Ensemble Montréal veut changer la donne pour les travailleurs vivant dans la précarité
Montréal, le 12 décembre 2018 – Le phénomène des travailleurs pauvres n’est pas nouveau à Montréal, mais le sujet est peu connu. Comme en témoignent les chiffres de Centraide, 40 % des gens vivant dans la précarité travaillent. Plus de 125 000 travailleurs montréalais survivent au lieu de vivre. Depuis une quinzaine d’années, leur nombre augmente sans arrêt. En fait, le nombre de travailleurs pauvres a crû de 30 % depuis 15 ans.
La Ville dispose d’une enveloppe de 50 M$ sur cinq ans octroyée par le gouvernement du Québec dans le cadre de la lutte contre la pauvreté et l’exclusion sociale. Ensemble Montréal souhaite que la répartition de cette somme soit réévaluée afin de donner aux travailleurs vivant dans la précarité la chance de s’en sortir dignement et rapidement.

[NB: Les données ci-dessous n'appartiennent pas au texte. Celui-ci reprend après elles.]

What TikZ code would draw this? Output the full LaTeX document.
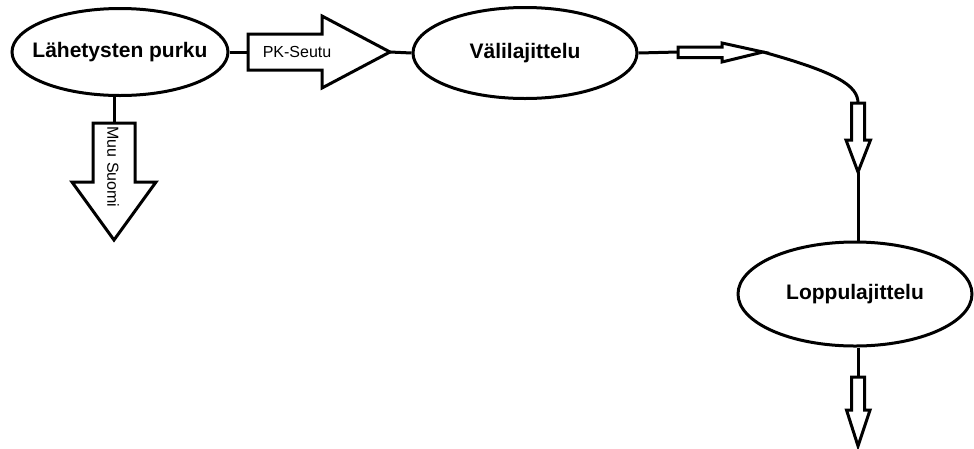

« Une des bonnes façons d’allouer de l’argent aux ressources appropriées est de faire appel à un indicateur de pauvreté. La Ville veut utiliser le nouvel indice Mesure du Panier de Consommation (MPC), mais nous pensons qu’il faut aller encore plus loin et adopter un nouvel indicateur proposé par l’Institut de recherche et d’information socio-économiques (IRIS), l’Indice de Revenu Viable (IRV). Le but est d’aider les gens à s’en sortir, pas juste à se maintenir », a affirmé M. Benoît Langevin, porte-parole d’Ensemble Montréal sur les questions de jeunesse et d’itinérance.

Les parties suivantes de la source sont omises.